Pour optimiser l’effet levier d’une démarche ZFE-m sur la logistique urbaine, la collectivité porteuse doit faire le choix de mener les projets de ZFE et de logistique de front, notamment par le décloisonnement des compétences en interne à la collectivité avec par exemple des réunions régulières associant l’ensemble des services compétents sur ces thématiques. À Grenoble, les démarches de logistique urbaine et de ZFE-m sont étroitement liées, la première ayant initié la seconde.
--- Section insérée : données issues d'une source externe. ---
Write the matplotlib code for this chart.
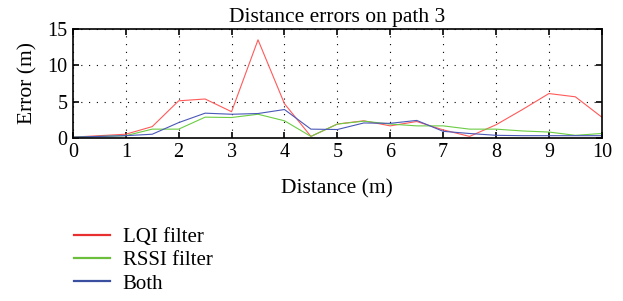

En effet, la métropole de Grenoble a produit en 2015 un plan d’action en faveur de la logistique urbaine durable qui prévoyait la mise en place d’une ZFE-m à court terme. Celle-ci a été lancée en mai 2019, reprenant les principales lignes d’action définies suite à la large concertation auprès des acteurs économiques qui avait suivi le plan de 2015. 

Il semble donc essentiel de penser une gouvernance commune entre les démarches ZFE-m et logistique urbaine, en interne à la collectivité comme avec les partenaires externes, qui permettra de créer une dynamique globale et structurée. Il conviendra toutefois de s’assurer que les discussions sur la ZFE-m n’occultent pas les autres sujets de la logistique urbaine (stationnement, foncier logistique…), ou encore que ces autres projets ne soient pas ralentis par la démarche de création d’une ZFE-m. 

Cette gouvernance systémique permettra de couvrir l’ensemble des interactions et des interdépendances réglementaires, économiques, environnementales ou sociales. Elle assurera notamment une meilleure prise en compte des interrogations et des craintes des professionnels. Nombre d’entre eux s’interrogent actuellement sur la maturité des technologies proposées pour remplacer les véhicules thermiques, sur le déploiement des réseaux d’avitaillement ou encore sur le prix de ces énergies alternatives dans les années à venir, au regard des crises que nous traversons.

Il semble donc primordial de mieux communiquer auprès des acteurs économiques sur cette transition énergétique, en définissant clairement la stratégie des pouvoirs publics, en informant sur les technologies et aides financières existantes, mais aussi en précisant le rôle que doivent jouer les acteurs privés pour réussir cette transition.